--- START ---

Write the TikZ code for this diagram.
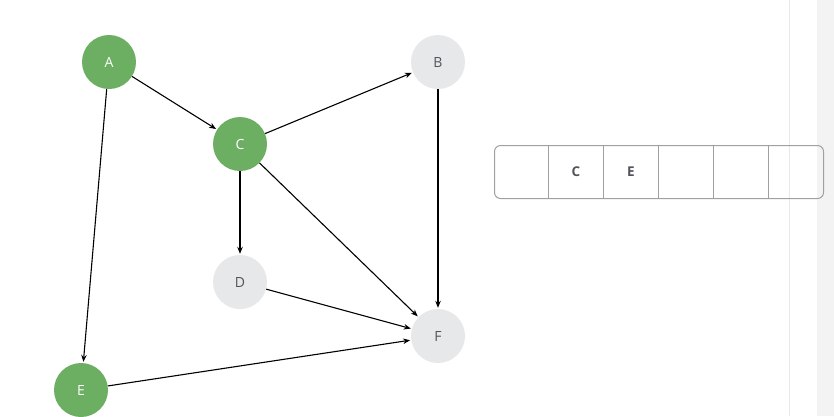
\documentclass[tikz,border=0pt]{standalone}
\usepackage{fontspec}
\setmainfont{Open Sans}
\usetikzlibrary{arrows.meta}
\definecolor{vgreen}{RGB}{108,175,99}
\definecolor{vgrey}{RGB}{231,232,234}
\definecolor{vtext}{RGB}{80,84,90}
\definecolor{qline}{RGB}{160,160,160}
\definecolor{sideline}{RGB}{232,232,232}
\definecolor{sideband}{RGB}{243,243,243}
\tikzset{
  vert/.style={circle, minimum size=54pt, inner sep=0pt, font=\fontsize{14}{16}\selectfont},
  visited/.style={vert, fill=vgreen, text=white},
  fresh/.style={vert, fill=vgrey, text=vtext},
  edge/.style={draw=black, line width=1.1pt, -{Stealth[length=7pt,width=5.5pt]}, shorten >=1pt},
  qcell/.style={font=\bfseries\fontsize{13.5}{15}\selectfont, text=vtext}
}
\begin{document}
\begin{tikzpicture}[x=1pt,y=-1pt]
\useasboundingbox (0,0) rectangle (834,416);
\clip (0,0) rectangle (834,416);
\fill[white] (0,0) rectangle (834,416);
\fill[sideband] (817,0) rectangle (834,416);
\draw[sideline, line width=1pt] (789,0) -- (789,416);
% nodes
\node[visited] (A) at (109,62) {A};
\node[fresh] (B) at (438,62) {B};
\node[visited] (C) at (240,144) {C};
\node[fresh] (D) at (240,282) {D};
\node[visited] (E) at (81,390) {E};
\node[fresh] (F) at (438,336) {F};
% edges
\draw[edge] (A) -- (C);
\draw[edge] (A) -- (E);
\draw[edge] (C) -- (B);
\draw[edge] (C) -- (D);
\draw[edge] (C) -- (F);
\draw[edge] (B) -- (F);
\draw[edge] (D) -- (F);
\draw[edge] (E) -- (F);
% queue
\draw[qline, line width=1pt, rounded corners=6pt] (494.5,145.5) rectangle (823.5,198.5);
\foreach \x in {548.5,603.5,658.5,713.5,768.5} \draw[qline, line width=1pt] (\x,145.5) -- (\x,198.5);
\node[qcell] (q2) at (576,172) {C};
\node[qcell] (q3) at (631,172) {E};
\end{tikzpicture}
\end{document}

--- END ---

Without including any pictures, print all of the material exactly as given.

Write the TikZ code for this diagram.
\documentclass[tikz,border=0pt]{standalone}
\usepackage{fontspec}
\setmainfont{Open Sans}
\usetikzlibrary{arrows.meta}
\definecolor{vgreen}{RGB}{108,175,99}
\definecolor{vgrey}{RGB}{231,232,234}
\definecolor{vtext}{RGB}{80,84,90}
\definecolor{qline}{RGB}{160,160,160}
\definecolor{sideline}{RGB}{232,232,232}
\definecolor{sideband}{RGB}{243,243,243}
\tikzset{
  vert/.style={circle, minimum size=54pt, inner sep=0pt, font=\fontsize{14}{16}\selectfont},
  visited/.style={vert, fill=vgreen, text=white},
  fresh/.style={vert, fill=vgrey, text=vtext},
  edge/.style={draw=black, line width=1.1pt, -{Stealth[length=7pt,width=5.5pt]}, shorten >=1pt},
  qcell/.style={font=\bfseries\fontsize{13.5}{15}\selectfont, text=vtext}
}
\begin{document}
\begin{tikzpicture}[x=1pt,y=-1pt]
\useasboundingbox (0,0) rectangle (834,416);
\clip (0,0) rectangle (834,416);
\fill[white] (0,0) rectangle (834,416);
\fill[sideband] (817,0) rectangle (834,416);
\draw[sideline, line width=1pt] (789,0) -- (789,416);
% nodes
\node[visited] (A) at (109,62) {A};
\node[fresh] (B) at (438,62) {B};
\node[visited] (C) at (240,144) {C};
\node[fresh] (D) at (240,282) {D};
\node[visited] (E) at (81,390) {E};
\node[fresh] (F) at (438,336) {F};
% edges
\draw[edge] (A) -- (C);
\draw[edge] (A) -- (E);
\draw[edge] (C) -- (B);
\draw[edge] (C) -- (D);
\draw[edge] (C) -- (F);
\draw[edge] (B) -- (F);
\draw[edge] (D) -- (F);
\draw[edge] (E) -- (F);
% queue
\draw[qline, line width=1pt, rounded corners=6pt] (494.5,145.5) rectangle (823.5,198.5);
\foreach \x in {548.5,603.5,658.5,713.5,768.5} \draw[qline, line width=1pt] (\x,145.5) -- (\x,198.5);
\node[qcell] (q2) at (576,172) {C};
\node[qcell] (q3) at (631,172) {E};
\end{tikzpicture}
\end{document}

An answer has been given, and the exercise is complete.